Now for the first few months of this Blog I often wrote about Spud and Spike’s dislike for each other. Spud was NOT happy about having a baby brother and wouldn’t want to be any where near him. Gradually Spud realised that actually he might as well like the thing that everyone was calling “his brother” because he was in fact staying. When Spike started toddling everything changed. Suddenly Spud had a playmate. A playmate that never had to go home.
At first we noticed little changes. Spud would offer Spike a toy instead of snatching things and claiming ownership regardless of who it actually belonged to. He would get things that Spike couldn’t reach and guide him to places he wanted to go. Then they started chasing each other up and down the hallway with shrieks of delight. Then whenever we asked Spud if he loved us he would reply “No I lub Spike!”
We were very pleased at the turn of events and when Spud started asking where Spike was during nap times and saying that he missed him and wanted to play I knew my boys really were the best of friends. They still had squabbles. BOY do they have squabbles, but most of the time they are giggling away with each other and chatting in baby chatter or “secret bruva talk” as Spud calls it when I ask to be let in on their conversation.
All of this seemed very lovely and I soon settled into life as a Mum with children that entertained each other but then it started. Then I became a referee. During squabbles I was constantly exclaiming “Spud NO! Spike NO! Spud I said No!” and then it started filtering out into daily life.
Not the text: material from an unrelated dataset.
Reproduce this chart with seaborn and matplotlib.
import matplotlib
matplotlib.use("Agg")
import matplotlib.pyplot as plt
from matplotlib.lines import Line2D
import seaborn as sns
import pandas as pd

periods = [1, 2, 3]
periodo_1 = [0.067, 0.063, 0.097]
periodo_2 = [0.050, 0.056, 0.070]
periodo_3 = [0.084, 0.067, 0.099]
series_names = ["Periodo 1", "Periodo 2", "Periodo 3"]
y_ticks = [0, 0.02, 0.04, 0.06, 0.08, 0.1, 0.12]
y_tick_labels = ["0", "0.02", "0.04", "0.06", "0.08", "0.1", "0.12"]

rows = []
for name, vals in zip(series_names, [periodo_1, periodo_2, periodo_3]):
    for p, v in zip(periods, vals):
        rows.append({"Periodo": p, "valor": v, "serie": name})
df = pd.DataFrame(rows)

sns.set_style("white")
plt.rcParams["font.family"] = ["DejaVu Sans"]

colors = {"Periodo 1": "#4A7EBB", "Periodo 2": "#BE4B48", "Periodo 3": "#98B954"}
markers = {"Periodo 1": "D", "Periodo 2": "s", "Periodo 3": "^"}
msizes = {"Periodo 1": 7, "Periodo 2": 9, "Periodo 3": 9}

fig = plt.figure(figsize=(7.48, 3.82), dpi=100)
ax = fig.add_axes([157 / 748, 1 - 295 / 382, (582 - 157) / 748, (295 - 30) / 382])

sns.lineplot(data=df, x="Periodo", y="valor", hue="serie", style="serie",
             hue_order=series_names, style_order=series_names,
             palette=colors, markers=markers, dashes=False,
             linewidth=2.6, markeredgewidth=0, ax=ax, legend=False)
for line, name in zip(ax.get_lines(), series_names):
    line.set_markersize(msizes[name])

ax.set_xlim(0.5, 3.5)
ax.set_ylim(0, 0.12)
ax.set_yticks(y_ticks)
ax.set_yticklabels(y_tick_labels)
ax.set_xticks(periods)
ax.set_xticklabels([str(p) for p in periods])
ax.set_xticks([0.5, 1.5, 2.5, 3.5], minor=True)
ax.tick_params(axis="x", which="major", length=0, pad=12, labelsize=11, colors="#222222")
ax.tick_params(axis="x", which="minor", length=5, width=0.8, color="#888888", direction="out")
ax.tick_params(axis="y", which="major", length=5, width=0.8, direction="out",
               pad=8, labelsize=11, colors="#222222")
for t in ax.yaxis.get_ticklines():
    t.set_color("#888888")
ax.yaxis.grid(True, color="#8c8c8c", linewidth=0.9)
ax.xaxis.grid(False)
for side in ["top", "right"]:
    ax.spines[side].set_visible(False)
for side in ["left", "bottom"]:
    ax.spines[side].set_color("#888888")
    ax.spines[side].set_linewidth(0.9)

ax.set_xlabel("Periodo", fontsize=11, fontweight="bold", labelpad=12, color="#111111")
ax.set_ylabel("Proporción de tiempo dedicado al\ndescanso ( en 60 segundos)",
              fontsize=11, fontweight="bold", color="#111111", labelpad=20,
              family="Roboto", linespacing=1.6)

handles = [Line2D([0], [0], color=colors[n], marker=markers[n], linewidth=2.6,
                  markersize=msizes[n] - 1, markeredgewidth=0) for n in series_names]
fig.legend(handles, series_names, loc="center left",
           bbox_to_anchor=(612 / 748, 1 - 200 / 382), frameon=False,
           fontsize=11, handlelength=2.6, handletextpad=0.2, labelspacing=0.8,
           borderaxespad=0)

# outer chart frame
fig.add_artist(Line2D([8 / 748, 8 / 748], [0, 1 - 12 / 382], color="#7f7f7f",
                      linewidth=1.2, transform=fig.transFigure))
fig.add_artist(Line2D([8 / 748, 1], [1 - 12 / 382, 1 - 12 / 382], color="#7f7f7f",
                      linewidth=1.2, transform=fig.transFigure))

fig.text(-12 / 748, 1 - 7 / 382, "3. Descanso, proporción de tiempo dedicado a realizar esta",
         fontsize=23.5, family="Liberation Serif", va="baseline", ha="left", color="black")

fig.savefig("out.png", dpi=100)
The boys will be sitting quite happily at the table and one will bash cutlery whilst waiting for dinner to be served or throw their mat across the room. I will tell said boy off and rescue said cutlery. Just as I lay it down on the table the other boy will do exactly the same making the first boy laugh. He will then get told off and as I lay his cutlery back down we are back to the first boy doing it again because it’s oh so funny. We go around it circles like that with me telling them off and them thinking it is absolutely hilarious until I confiscate everything from the table.
If it was just meal times I would learn not to lay the table with them there. But it moved on to EVERYTHING. Jumping of the sofas, blowing raspberries that leave spit all over the coffee table, banging doors, raiding the shoe unit – you name it they do it together. They don’t seem to care about being told off because by the time i’ve finished the other is being naughty and making the trouble maker laugh thus forgetting that mummy is not pleased. If I put either one on the step the other tries to join him and they now spend most of their time in chatting to each other in hushed voices plotting their next attack!
In the grand scheme of things, even though I am starting to tear my hair out and have considered buying a whistle I am so glad my boys get on and that I had a small age gap, if they carry on like this they will be best friends for life.